In a report that appears online in the journal Cell Reports, Drs. Bert O’Malley and Franco DeMayo, of molecular and cellular biology at Baylor College of Medicine , and their colleagues demonstrate that steroid receptor coactivator-2 (SRC-2), a master molecule, potently co-regulates BMAL1, part of a combination called a heterodimer with a molecule called CLOCK. Together, BMAL1:CLOCK help maintain the feedback loop that maintains metabolism and circadian rhythm.
“Basically, SRC-2 synchronizes whole-body metabolism with circadian rhythm,” said O’Malley.
Recognizing night and day
In mouse studies, he and his colleagues showed that animals that lack SRC-2 show differences in wheel-running behavior (which demonstrates whether mice know if it is day or night), have changes in circadian gene expression in several tissues and altered metabolism in the liver - and cannot determine their days from nights. Graduate student Erin Stashi is the lead author of the report.
O’Malley predicts that understanding SRC-2 and its role in cell metabolism may provide answers to questions about cancer.
Mission of SRC-2 is survival
“Primary cancers (the original tumors) develop in the breast or other organs of the body,” he said. “You can take that primary tumor out but patients die because the tumor metastasizes (spreads). Cells come off the tumor and go elsewhere in the body. Billions of cells do that and only a few survive. Why? The ones that survive can make their own food until they get going. SRC-2 directs that to happen in the metastasizing cells.” Almost half of the metastatic cells overexpress SRC-2 to help them accomplish survival in other tissues.
The mission of SRC-2 is survival, said O’Malley. Its role in orchestrating the activities involved in survival – metabolism, circadian rhythm, fat production and reproduction – is critical to the survival of cells and ultimately organisms.
Others who took part in this work include Rainer B. Lanz, Jianqiang Mao, George Michailidis, Bokai Zhu, Nicole M. Kettner, Nagireddy Putluri, Erin L. Reineke, Lucas C. Reineke, Subhamoy Dasgupta, Adam Dean, Natarajan Sivasubramanian, Arun Sreekumar, Brian York, and Loning Fu, all of BCM and Connor R. Stevenson of Trinity University. Michailidis is also with the University of Michigan.

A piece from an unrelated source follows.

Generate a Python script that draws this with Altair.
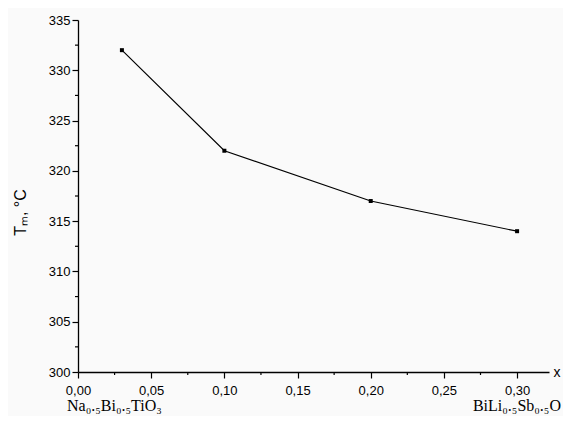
import altair as alt
import pandas as pd

# data
x_vals = [0.03, 0.10, 0.20, 0.30]
tm_vals = [332, 322, 317, 314]

x_major_ticks = [0.0, 0.05, 0.10, 0.15, 0.20, 0.25, 0.30]
x_minor_ticks = [0.025, 0.075, 0.125, 0.175, 0.225, 0.275]
y_major_ticks = [300, 305, 310, 315, 320, 325, 330, 335]
y_minor_ticks = [302.5, 307.5, 312.5, 317.5, 322.5, 327.5, 332.5]

left_label = "Na₀.₅Bi₀.₅TiO₃"
right_label = "BiLi₀.₅Sb₀.₅O"

df = pd.DataFrame({"x": x_vals, "tm": tm_vals})

W, H = 471, 352

xscale = alt.Scale(domain=[0, 0.3218], nice=False, zero=False)
yscale = alt.Scale(domain=[300, 335], nice=False, zero=False)

xaxis = alt.Axis(
    values=x_major_ticks,
    labelExpr="replace(format(datum.value, '.2f'), '.', ',')",
    tickSize=6, tickColor="black", tickWidth=1.2,
    domainColor="black", domainWidth=1.3,
    labelFont="Liberation Sans", labelFontSize=13, labelColor="black",
    labelPadding=6, labelOverlap=False, labelFlush=False,
    grid=False,
    title="x", titleFont="Liberation Sans", titleFontSize=14,
    titleFontWeight="normal", titleColor="black",
    titleAngle=0, titleX=W + 4, titleY=0, titleAlign="left",
    titleBaseline="middle",
)

yaxis = alt.Axis(
    values=y_major_ticks,
    labelExpr="format(datum.value, 'd')",
    tickSize=6, tickColor="black", tickWidth=1.2,
    domainColor="black", domainWidth=1.3,
    labelFont="Liberation Sans", labelFontSize=13, labelColor="black",
    labelPadding=2, labelOverlap=False, labelFlush=False,
    grid=False,
    title="Tₘ, °C", titleFont="Liberation Sans", titleFontSize=16,
    titleFontWeight="normal", titleColor="black",
    titleAngle=-90, titleX=-50, titleY=192, titleAlign="center",
    titleBaseline="bottom",
)

base = alt.Chart(df)

line = base.mark_line(color="black", strokeWidth=1.2).encode(
    x=alt.X("x:Q", scale=xscale, axis=xaxis),
    y=alt.Y("tm:Q", scale=yscale, axis=yaxis),
)
pts = base.mark_square(color="black", size=16, opacity=1).encode(
    x=alt.X("x:Q", scale=xscale),
    y=alt.Y("tm:Q", scale=yscale),
)

xminor = alt.Chart(pd.DataFrame({"v": x_minor_ticks})).mark_rule(
    color="black", strokeWidth=1.2
).encode(
    x=alt.X("v:Q", scale=xscale),
    y=alt.value(H), y2=alt.value(H + 3),
)
yminor = alt.Chart(pd.DataFrame({"v": y_minor_ticks})).mark_rule(
    color="black", strokeWidth=1.2
).encode(
    y=alt.Y("v:Q", scale=yscale),
    x=alt.value(-3), x2=alt.value(0),
)

left_txt = alt.Chart(pd.DataFrame({"t": [left_label]})).mark_text(
    font="Liberation Serif", fontSize=16, color="black", align="left",
    baseline="alphabetic",
).encode(text="t:N", x=alt.value(-11), y=alt.value(391))

right_txt = alt.Chart(pd.DataFrame({"t": [right_label]})).mark_text(
    font="Liberation Serif", fontSize=16, color="black", align="right",
    baseline="alphabetic",
).encode(text="t:N", x=alt.value(483), y=alt.value(391))

chart = alt.layer(line, pts, xminor, yminor, left_txt, right_txt).properties(
    width=W, height=H,
    autosize=alt.AutoSizeParams(type="none"),
    padding={"left": 70, "top": 12, "right": 14, "bottom": 44},
    background="#fafafa",
).configure_view(stroke=None)

chart.save("out.html", embed_options={"renderer": "svg", "actions": False})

Funding for this work came from: Grant 5P30HD024064-23 from the Eunice Kennedy Shriver National Institute of Child Health and Human Development; the Mouse Metabolic Research Unit at the USDA/ARS Children’s Nutrition Research Center, supported by funds from the USDA ARS; the National Institutes of Health (Grants NCI F31CA171350 to E.S., NIDDK PO1 P01 DK59820, U19DK062434-10W1, R01 CA137019-01A and P01 DK59820, CPRIT RP120092), the Welch Foundation (Grant Q1521); the Center for Advanced Science in Space; and the Genetically Engineered Mouse Shared Resources.
O'Malley holds the Thomas C. Thompson Chair in Cell Biology and DeMayo holds a Dan L. Duncan Professorship.